Equation of a Circle as a Locus
If a point \( P(x,y) \) is at a constant distance \( r \) from a fixed point \( (h,k) \), then the locus of \( P \) is a circle with equation
\( (x – h)^2 + (y – k)^2 = r^2 \)
Locus of a Point Equidistant from Two Fixed Points
If a point \( P(x,y) \) is equidistant from two fixed points \( A(x_1,y_1) \) and \( B(x_2,y_2) \), then
Distance from \( P \) to \( A \) = distance from \( P \) to \( B \)
This leads to a linear equation representing the perpendicular bisector of \( AB \).
Loci Involving Inequalities
Some problems require describing a region rather than a curve. For example:
- Points less than a fixed distance from a point describe the interior of a circle
- Points closer to one line than another describe a half-plane
Boundaries should be included or excluded according to the wording of the question.
Example :
Find the equation of the locus of a point \( P(x,y) \) which is at a distance 5 units from the point \( (2,-1) \).
▶️ Answer/Explanation
Using the distance formula:
Distance from \( P(x,y) \) to \( (2,-1) = 5 \)

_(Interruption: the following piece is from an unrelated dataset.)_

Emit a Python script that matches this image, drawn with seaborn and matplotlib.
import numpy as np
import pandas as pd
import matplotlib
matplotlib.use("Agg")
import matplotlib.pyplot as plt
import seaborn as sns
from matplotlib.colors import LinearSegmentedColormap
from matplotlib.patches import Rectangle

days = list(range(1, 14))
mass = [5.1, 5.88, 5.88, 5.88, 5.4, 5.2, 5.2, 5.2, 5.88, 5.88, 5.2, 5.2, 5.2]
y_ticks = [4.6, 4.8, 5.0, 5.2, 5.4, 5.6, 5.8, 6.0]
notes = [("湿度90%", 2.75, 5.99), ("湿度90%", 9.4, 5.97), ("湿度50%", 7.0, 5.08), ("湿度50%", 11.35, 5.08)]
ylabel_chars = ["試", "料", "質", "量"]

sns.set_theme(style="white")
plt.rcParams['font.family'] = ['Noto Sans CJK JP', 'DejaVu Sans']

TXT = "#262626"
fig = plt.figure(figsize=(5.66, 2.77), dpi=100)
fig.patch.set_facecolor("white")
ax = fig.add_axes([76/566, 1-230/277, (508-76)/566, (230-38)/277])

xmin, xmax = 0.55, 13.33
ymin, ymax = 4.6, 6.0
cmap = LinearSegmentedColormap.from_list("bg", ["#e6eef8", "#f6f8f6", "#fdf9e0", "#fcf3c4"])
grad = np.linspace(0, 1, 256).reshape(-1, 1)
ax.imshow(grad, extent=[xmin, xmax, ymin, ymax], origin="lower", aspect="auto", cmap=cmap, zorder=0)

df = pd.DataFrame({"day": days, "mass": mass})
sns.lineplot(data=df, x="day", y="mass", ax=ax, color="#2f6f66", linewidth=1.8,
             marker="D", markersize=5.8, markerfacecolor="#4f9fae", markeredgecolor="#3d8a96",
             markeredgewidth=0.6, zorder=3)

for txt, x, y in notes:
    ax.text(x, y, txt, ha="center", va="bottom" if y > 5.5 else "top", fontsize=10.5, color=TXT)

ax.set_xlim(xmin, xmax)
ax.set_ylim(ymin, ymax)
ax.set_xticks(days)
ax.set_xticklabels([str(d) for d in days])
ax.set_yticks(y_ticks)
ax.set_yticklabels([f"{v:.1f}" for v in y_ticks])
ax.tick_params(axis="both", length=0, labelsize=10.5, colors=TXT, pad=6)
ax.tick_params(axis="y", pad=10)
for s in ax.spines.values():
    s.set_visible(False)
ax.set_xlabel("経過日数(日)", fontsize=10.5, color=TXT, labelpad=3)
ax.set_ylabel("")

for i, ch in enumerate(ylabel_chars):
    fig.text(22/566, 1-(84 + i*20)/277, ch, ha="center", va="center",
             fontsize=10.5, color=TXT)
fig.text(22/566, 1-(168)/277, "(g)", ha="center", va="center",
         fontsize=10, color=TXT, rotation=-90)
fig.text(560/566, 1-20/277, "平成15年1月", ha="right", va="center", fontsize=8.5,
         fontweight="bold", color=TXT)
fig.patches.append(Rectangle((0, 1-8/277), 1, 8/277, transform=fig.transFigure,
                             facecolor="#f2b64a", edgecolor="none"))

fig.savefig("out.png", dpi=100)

\( \sqrt{(x-2)^2 + (y+1)^2} = 5 \)
Squaring both sides:
\( (x-2)^2 + (y+1)^2 = 25 \)
Conclusion: The locus is a circle with centre \( (2,-1) \) and radius 5.
Example :
Find the equation of the locus of a point \( P(x,y) \) which is equidistant from the points \( A(1,3) \) and \( B(5,-1) \).
▶️ Answer/Explanation
Equidistant means:
Distance from \( P \) to \( A \) = distance from \( P \) to \( B \)
\( \sqrt{(x-1)^2 + (y-3)^2} = \sqrt{(x-5)^2 + (y+1)^2} \)
Squaring both sides:
\( (x-1)^2 + (y-3)^2 = (x-5)^2 + (y+1)^2 \)
Expanding and simplifying:
\( x^2 – 2x + 1 + y^2 – 6y + 9 = x^2 – 10x + 25 + y^2 + 2y + 1 \)
\( 8x – 8y – 16 = 0 \)
\( x – y – 2 = 0 \)
Conclusion: The locus is the straight line \( x – y – 2 = 0 \), the perpendicular bisector of \( AB \).
Example :
Find the equation of the locus of a point \( P(x,y) \) which moves so that its distance from the line \( y = 0 \) is equal to its distance from the point \( (0,4) \).
▶️ Answer/Explanation
Distance from \( P(x,y) \) to the line \( y = 0 \) is:
\( |y| \)
Distance from \( P(x,y) \) to the point \( (0,4) \) is:
\( \sqrt{x^2 + (y-4)^2} \)
Equating distances:
\( |y| = \sqrt{x^2 + (y-4)^2} \)
Squaring both sides:
\( y^2 = x^2 + (y-4)^2 \)
Expanding:
\( y^2 = x^2 + y^2 – 8y + 16 \)
\( x^2 – 8y + 16 = 0 \)
Conclusion: The locus is a parabola with equation \( y = \dfrac{x^2}{8} + 2 \).